The Additional Existing Defaults
and Anticipated Defaults unrelated to financial covenants relate to the Loan Parties’ failure to deliver a compliance certificate
for the fiscal quarter ended July 31, 2022 and ending October 31, 2022, respectively and, with respect to the Additional Existing Defaults,
to timely deliver an executed copy of an amendment to a lease agreement.
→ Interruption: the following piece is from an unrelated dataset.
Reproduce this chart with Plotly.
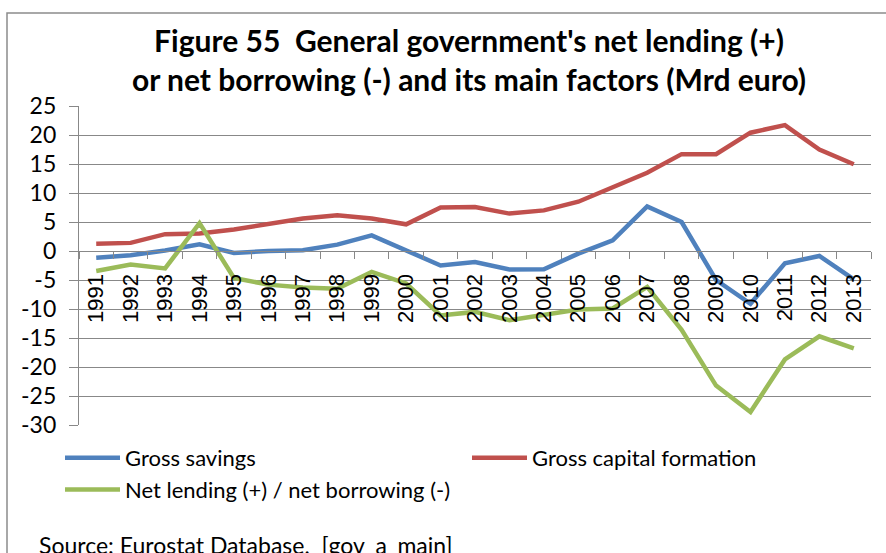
import plotly.graph_objects as go

# Annual series, Mrd euro
years = [str(y) for y in range(1991, 2014)]
gross_savings = [-1.15, -0.75, 0.1, 1.15, -0.35, 0.0, 0.15, 1.1, 2.7, 0.0,
                 -2.5, -1.9, -3.2, -3.15, -0.45, 1.85, 7.7, 5.0, -5.0, -9.1,
                 -2.1, -0.85, -4.9]
gross_capital_formation = [1.25, 1.4, 2.9, 3.0, 3.7, 4.6, 5.6, 6.15, 5.6, 4.6,
                           7.5, 7.6, 6.45, 7.0, 8.5, 11.0, 13.5, 16.7, 16.7, 20.4,
                           21.7, 17.5, 14.95]
net_lending = [-3.45, -2.35, -3.0, 4.8, -4.65, -5.8, -6.3, -6.5, -3.6, -5.6,
               -11.1, -10.5, -11.95, -11.1, -10.1, -9.9, -6.2, -13.6, -23.2, -27.75,
               -18.7, -14.7, -16.8]

y_tick_vals = list(range(-30, 30, 5))
y_tick_text = [str(v) for v in y_tick_vals]

W, H = 886, 553
ML, MR, MT, MB = 79, 15, 106, 128
PW, PH = W - ML - MR, H - MT - MB
Y_MIN, Y_MAX = -30, 25


def px_x(px):
    return (px - ML) / PW


def px_y(py):
    return (H - MB - py) / PH


GRID = "#888888"
BODY_FONT = "Lato"

fig = go.Figure()
series = [
    ("Gross savings", gross_savings, "#4F81BD"),
    ("Gross capital formation", gross_capital_formation, "#C0504D"),
    ("Net lending (+) / net borrowing (-)", net_lending, "#9BBB59"),
]
for name, vals, color in series:
    fig.add_trace(go.Scatter(
        x=years, y=vals, name=name, mode="lines",
        line=dict(color=color, width=4.5),
    ))

fig.update_layout(
    width=W, height=H,
    margin=dict(l=ML, r=MR, t=MT, b=MB),
    paper_bgcolor="white", plot_bgcolor="white",
    font=dict(family=BODY_FONT, color="black"),
    title=dict(
        text="Figure 55 \u00a0General government's net lending (+)<br>"
             "or net borrowing (-) and its main factors (Mrd euro)",
        font=dict(family=BODY_FONT, size=30, color="black", weight="bold"),
        x=469 / W, xanchor="center", xref="container",
        y=1 - 52 / H, yanchor="top", yref="container",
    ),
    xaxis=dict(
        type="category",
        range=[-0.5, len(years) - 0.5],
        anchor="free",
        position=(0 - Y_MIN) / (Y_MAX - Y_MIN),
        showline=True, linecolor=GRID, linewidth=1.3,
        showgrid=False,
        ticks="outside", tickson="boundaries", ticklen=7, tickcolor=GRID,
        tickwidth=1.3,
        tickangle=-90,
        ticklabelstandoff=13,
        tickfont=dict(family="Liberation Sans", size=22, color="black"),
    ),
    yaxis=dict(
        range=[Y_MIN, Y_MAX],
        tickvals=y_tick_vals, ticktext=y_tick_text,
        showline=True, linecolor=GRID, linewidth=1.3,
        showgrid=True, gridcolor=GRID, gridwidth=1.3,
        zeroline=False,
        ticks="outside", ticklen=9, tickcolor=GRID, tickwidth=1.3,
        ticklabelstandoff=8,
        tickfont=dict(family=BODY_FONT, size=23, color="black"),
    ),
    legend=dict(
        orientation="h",
        x=px_x(60), xanchor="left",
        y=px_y(437), yanchor="top",
        itemwidth=55,
        entrywidth=337, entrywidthmode="pixels",
        font=dict(family=BODY_FONT, size=22, color="black"),
        bgcolor="rgba(0,0,0,0)",
        traceorder="normal",
    ),
    showlegend=True,
)

fig.add_annotation(
    text="Source: Eurostat Database, \u00a0[gov_a_main]",
    xref="paper", yref="paper",
    x=px_x(37), y=px_y(545), xanchor="left", yanchor="middle",
    showarrow=False,
    font=dict(family=BODY_FONT, size=23, color="black"),
)

# Outer chart frame
fig.add_shape(
    type="rect", xref="paper", yref="paper",
    x0=px_x(7), x1=px_x(W + 5), y0=px_y(H + 5), y1=px_y(13),
    line=dict(color="#8c8c8c", width=1.5), fillcolor="rgba(0,0,0,0)",
    layer="below",
)

fig.write_html("out.html")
Pursuant to the Amendment, Post Road agreed to
forbear through the Amended Forbearance Period (as defined below) from (i) exercising its rights and remedies with regard to the Prior
Existing Defaults, the Additional Existing Defaults, and the Anticipated Defaults and (ii) requiring compliance with the financial covenants
set forth in Section 11.12 of the Credit Agreement. The “Amended Forbearance Period” is from June 13, 2022 through the earlier
of (a) November 15, 2022, (b) the date on which any other event of default not enumerated in the Amendment occurs or is deemed to have
occurred, or (c) the date of any failure of any Loan Party to comply with any term, condition, or provision of the Forbearance Agreement
as amended by the Amendment. The Amendment does not constitute a waiver of the defaults enumerated therein nor does it impair the ability
of Post Road to exercise its rights and remedies after the expiration of the Amended Forbearance Period.
The foregoing summary of the
Amendment contains only a brief description of the material terms of the Amendment and such description is qualified in its entirety by
reference to the full text of the Amendment, filed herewith as Exhibit 10.1.